__SHORT PROBLEM__
Restate the full set of records exactly, word for word.

--- Start STORED ROWS ---

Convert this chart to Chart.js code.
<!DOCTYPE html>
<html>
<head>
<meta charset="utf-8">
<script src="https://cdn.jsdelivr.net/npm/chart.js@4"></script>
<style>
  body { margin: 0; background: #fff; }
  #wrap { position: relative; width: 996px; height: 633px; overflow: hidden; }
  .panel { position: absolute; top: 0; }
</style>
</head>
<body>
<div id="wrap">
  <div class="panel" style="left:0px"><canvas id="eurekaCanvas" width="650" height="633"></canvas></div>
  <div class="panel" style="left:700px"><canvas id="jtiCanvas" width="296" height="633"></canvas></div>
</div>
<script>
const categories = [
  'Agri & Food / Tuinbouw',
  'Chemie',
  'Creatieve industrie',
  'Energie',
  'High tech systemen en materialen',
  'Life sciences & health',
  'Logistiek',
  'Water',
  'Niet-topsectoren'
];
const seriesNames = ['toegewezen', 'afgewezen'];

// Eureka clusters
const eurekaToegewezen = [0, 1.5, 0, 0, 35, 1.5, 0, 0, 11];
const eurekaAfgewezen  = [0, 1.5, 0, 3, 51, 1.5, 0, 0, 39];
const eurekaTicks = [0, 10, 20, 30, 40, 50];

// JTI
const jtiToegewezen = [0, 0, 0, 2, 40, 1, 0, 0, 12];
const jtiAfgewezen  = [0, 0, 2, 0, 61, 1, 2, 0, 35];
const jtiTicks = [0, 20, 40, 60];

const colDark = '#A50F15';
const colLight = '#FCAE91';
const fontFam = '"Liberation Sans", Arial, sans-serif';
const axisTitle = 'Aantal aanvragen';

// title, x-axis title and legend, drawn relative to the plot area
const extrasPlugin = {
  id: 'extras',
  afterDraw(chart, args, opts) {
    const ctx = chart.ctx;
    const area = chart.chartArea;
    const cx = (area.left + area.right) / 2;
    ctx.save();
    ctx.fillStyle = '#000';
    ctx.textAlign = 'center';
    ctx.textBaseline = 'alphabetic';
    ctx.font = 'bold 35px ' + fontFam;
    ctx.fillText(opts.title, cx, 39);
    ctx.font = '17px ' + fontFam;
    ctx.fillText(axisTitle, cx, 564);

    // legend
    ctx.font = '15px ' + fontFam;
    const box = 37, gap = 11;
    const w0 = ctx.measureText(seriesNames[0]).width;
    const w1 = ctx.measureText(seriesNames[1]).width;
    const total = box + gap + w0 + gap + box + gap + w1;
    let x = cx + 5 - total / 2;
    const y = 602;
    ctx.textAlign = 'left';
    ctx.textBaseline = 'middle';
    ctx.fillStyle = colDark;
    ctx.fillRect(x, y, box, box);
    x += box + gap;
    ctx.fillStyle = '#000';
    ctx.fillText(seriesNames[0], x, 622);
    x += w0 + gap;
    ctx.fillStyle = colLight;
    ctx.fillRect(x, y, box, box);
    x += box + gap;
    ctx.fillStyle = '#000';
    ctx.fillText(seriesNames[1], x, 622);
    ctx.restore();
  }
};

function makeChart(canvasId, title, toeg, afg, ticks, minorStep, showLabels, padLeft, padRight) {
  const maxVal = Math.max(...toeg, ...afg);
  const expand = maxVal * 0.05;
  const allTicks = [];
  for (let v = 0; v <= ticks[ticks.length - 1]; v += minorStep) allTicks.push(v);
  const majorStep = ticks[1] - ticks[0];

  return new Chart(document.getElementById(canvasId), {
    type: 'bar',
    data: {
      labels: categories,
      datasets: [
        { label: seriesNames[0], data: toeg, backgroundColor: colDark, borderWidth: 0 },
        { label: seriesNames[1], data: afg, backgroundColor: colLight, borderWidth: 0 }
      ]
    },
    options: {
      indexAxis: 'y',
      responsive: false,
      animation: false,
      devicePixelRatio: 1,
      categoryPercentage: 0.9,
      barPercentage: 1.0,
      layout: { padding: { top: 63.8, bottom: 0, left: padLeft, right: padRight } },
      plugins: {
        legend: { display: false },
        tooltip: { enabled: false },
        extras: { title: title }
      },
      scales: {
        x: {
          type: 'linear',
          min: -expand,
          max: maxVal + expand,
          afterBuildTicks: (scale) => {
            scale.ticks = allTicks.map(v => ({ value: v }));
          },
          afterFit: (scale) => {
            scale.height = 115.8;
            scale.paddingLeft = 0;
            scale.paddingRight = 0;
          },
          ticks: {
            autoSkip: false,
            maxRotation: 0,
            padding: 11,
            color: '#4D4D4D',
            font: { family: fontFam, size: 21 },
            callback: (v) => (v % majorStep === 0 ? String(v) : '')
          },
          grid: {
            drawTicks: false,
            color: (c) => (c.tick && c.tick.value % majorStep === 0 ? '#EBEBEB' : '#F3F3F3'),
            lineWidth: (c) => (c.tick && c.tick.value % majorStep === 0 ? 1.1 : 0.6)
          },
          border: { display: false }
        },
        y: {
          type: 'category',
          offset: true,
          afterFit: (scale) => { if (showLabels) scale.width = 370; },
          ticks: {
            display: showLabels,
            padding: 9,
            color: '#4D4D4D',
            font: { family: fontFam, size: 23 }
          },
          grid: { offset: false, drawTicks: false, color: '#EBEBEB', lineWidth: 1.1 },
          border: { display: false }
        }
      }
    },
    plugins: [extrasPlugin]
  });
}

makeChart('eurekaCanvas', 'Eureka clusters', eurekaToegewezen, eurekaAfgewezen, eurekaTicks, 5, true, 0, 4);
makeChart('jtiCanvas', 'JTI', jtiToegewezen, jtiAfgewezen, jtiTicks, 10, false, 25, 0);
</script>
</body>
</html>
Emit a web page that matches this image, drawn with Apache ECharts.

--- End STORED ROWS ---

__THE RESPONSE__
Convert this chart to Chart.js code.
<!DOCTYPE html>
<html>
<head>
<meta charset="utf-8">
<script src="https://cdn.jsdelivr.net/npm/chart.js@4"></script>
<style>
  body { margin: 0; background: #fff; }
  #wrap { position: relative; width: 996px; height: 633px; overflow: hidden; }
  .panel { position: absolute; top: 0; }
</style>
</head>
<body>
<div id="wrap">
  <div class="panel" style="left:0px"><canvas id="eurekaCanvas" width="650" height="633"></canvas></div>
  <div class="panel" style="left:700px"><canvas id="jtiCanvas" width="296" height="633"></canvas></div>
</div>
<script>
const categories = [
  'Agri & Food / Tuinbouw',
  'Chemie',
  'Creatieve industrie',
  'Energie',
  'High tech systemen en materialen',
  'Life sciences & health',
  'Logistiek',
  'Water',
  'Niet-topsectoren'
];
const seriesNames = ['toegewezen', 'afgewezen'];

// Eureka clusters
const eurekaToegewezen = [0, 1.5, 0, 0, 35, 1.5, 0, 0, 11];
const eurekaAfgewezen  = [0, 1.5, 0, 3, 51, 1.5, 0, 0, 39];
const eurekaTicks = [0, 10, 20, 30, 40, 50];

// JTI
const jtiToegewezen = [0, 0, 0, 2, 40, 1, 0, 0, 12];
const jtiAfgewezen  = [0, 0, 2, 0, 61, 1, 2, 0, 35];
const jtiTicks = [0, 20, 40, 60];

const colDark = '#A50F15';
const colLight = '#FCAE91';
const fontFam = '"Liberation Sans", Arial, sans-serif';
const axisTitle = 'Aantal aanvragen';

// title, x-axis title and legend, drawn relative to the plot area
const extrasPlugin = {
  id: 'extras',
  afterDraw(chart, args, opts) {
    const ctx = chart.ctx;
    const area = chart.chartArea;
    const cx = (area.left + area.right) / 2;
    ctx.save();
    ctx.fillStyle = '#000';
    ctx.textAlign = 'center';
    ctx.textBaseline = 'alphabetic';
    ctx.font = 'bold 35px ' + fontFam;
    ctx.fillText(opts.title, cx, 39);
    ctx.font = '17px ' + fontFam;
    ctx.fillText(axisTitle, cx, 564);

    // legend
    ctx.font = '15px ' + fontFam;
    const box = 37, gap = 11;
    const w0 = ctx.measureText(seriesNames[0]).width;
    const w1 = ctx.measureText(seriesNames[1]).width;
    const total = box + gap + w0 + gap + box + gap + w1;
    let x = cx + 5 - total / 2;
    const y = 602;
    ctx.textAlign = 'left';
    ctx.textBaseline = 'middle';
    ctx.fillStyle = colDark;
    ctx.fillRect(x, y, box, box);
    x += box + gap;
    ctx.fillStyle = '#000';
    ctx.fillText(seriesNames[0], x, 622);
    x += w0 + gap;
    ctx.fillStyle = colLight;
    ctx.fillRect(x, y, box, box);
    x += box + gap;
    ctx.fillStyle = '#000';
    ctx.fillText(seriesNames[1], x, 622);
    ctx.restore();
  }
};

function makeChart(canvasId, title, toeg, afg, ticks, minorStep, showLabels, padLeft, padRight) {
  const maxVal = Math.max(...toeg, ...afg);
  const expand = maxVal * 0.05;
  const allTicks = [];
  for (let v = 0; v <= ticks[ticks.length - 1]; v += minorStep) allTicks.push(v);
  const majorStep = ticks[1] - ticks[0];

  return new Chart(document.getElementById(canvasId), {
    type: 'bar',
    data: {
      labels: categories,
      datasets: [
        { label: seriesNames[0], data: toeg, backgroundColor: colDark, borderWidth: 0 },
        { label: seriesNames[1], data: afg, backgroundColor: colLight, borderWidth: 0 }
      ]
    },
    options: {
      indexAxis: 'y',
      responsive: false,
      animation: false,
      devicePixelRatio: 1,
      categoryPercentage: 0.9,
      barPercentage: 1.0,
      layout: { padding: { top: 63.8, bottom: 0, left: padLeft, right: padRight } },
      plugins: {
        legend: { display: false },
        tooltip: { enabled: false },
        extras: { title: title }
      },
      scales: {
        x: {
          type: 'linear',
          min: -expand,
          max: maxVal + expand,
          afterBuildTicks: (scale) => {
            scale.ticks = allTicks.map(v => ({ value: v }));
          },
          afterFit: (scale) => {
            scale.height = 115.8;
            scale.paddingLeft = 0;
            scale.paddingRight = 0;
          },
          ticks: {
            autoSkip: false,
            maxRotation: 0,
            padding: 11,
            color: '#4D4D4D',
            font: { family: fontFam, size: 21 },
            callback: (v) => (v % majorStep === 0 ? String(v) : '')
          },
          grid: {
            drawTicks: false,
            color: (c) => (c.tick && c.tick.value % majorStep === 0 ? '#EBEBEB' : '#F3F3F3'),
            lineWidth: (c) => (c.tick && c.tick.value % majorStep === 0 ? 1.1 : 0.6)
          },
          border: { display: false }
        },
        y: {
          type: 'category',
          offset: true,
          afterFit: (scale) => { if (showLabels) scale.width = 370; },
          ticks: {
            display: showLabels,
            padding: 9,
            color: '#4D4D4D',
            font: { family: fontFam, size: 23 }
          },
          grid: { offset: false, drawTicks: false, color: '#EBEBEB', lineWidth: 1.1 },
          border: { display: false }
        }
      }
    },
    plugins: [extrasPlugin]
  });
}

makeChart('eurekaCanvas', 'Eureka clusters', eurekaToegewezen, eurekaAfgewezen, eurekaTicks, 5, true, 0, 4);
makeChart('jtiCanvas', 'JTI', jtiToegewezen, jtiAfgewezen, jtiTicks, 10, false, 25, 0);
</script>
</body>
</html>
Emit a web page that matches this image, drawn with Apache ECharts.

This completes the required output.